A masculinidade ensinada aos homens é historicamente ligada à agressividade. Essa educação tóxica é fonte do ódio ao feminino e de posturas brutas que permeiam o cotidiano, nossa vida social e política. Impacta os próprios homens emocionalmente e a capacidade de manterem relações saudáveis. Com mais um Dia dos Pais se aproximando, vale pensar questões que continuam sendo repassadas às novas gerações. De quanto o masculino é definido por crenças como ‘é apanhando que se aprende’; ‘sentimentalismo é frescura’; ‘homem pode, manda, tem cargo de chefia e ganha mais’.


Na lógica de dominação do patriarcado, ou ele tem poder ou é fracassado. Meninos que observam os pais agindo assim tendem a repetir tais padrões perigosos no futuro. Meninas que acompanham as mesmas cenas passam a acreditar que violências são parte natural dos relacionamentos. Não raro, e isso ainda é pouco dito, parte delas também se torna violenta.
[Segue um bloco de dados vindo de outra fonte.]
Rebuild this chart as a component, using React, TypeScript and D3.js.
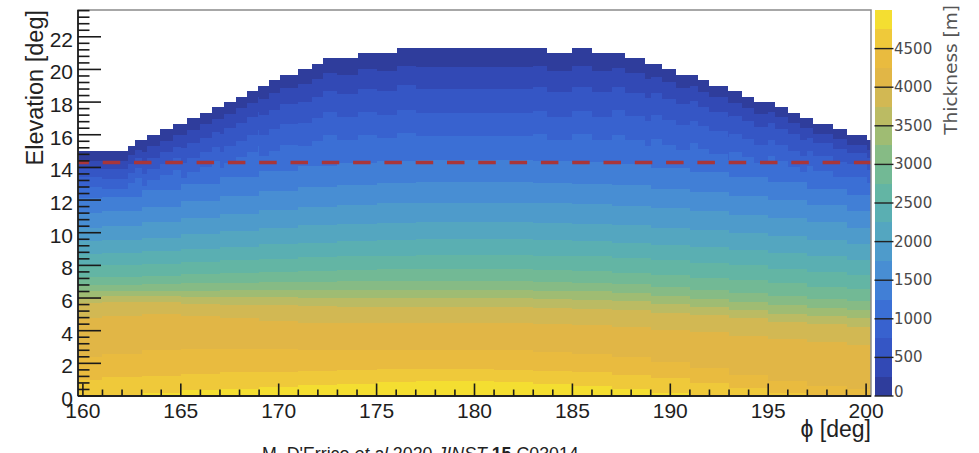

Penalizar o homem que agride é apenas parte do processo. Por isso, os chamados grupos reflexivos se tornaram tão importantes. Presentes em muitas cidades, alguns, como determinação da justiça para aqueles que agrediram companheiras, são terapias em grupo com duração de até seis meses. Os participantes chegam se sentindo injustiçados. Com os encontros, revelam solidão e pobreza de recursos emocionais. Ao longo dos meses, veem os encontros como a possibilidade de diálogos que nunca viveram.


Lembro do professor Leandro, pioneiro do método no Brasil, afirmando que, entre os homens que não participavam dos grupos, a reincidência em violência doméstica era de 75%. Entre os que participavam, o índice caía para 5%. Um indicativo de que o comportamento pode ser mudado com a internalização de novos conceitos sobre o que é ser homem.


A transformação feminina está sendo levada adiante por mulheres cada vez mais conscientes de seus direitos. Os homens precisam de introspecção e regressão sobre como foram formados.


São necessários espaços que permitam ressignificar a identidade, repensar o lugar nas relações e criar novas perspectivas para a educação de suas filhas e seus filhos.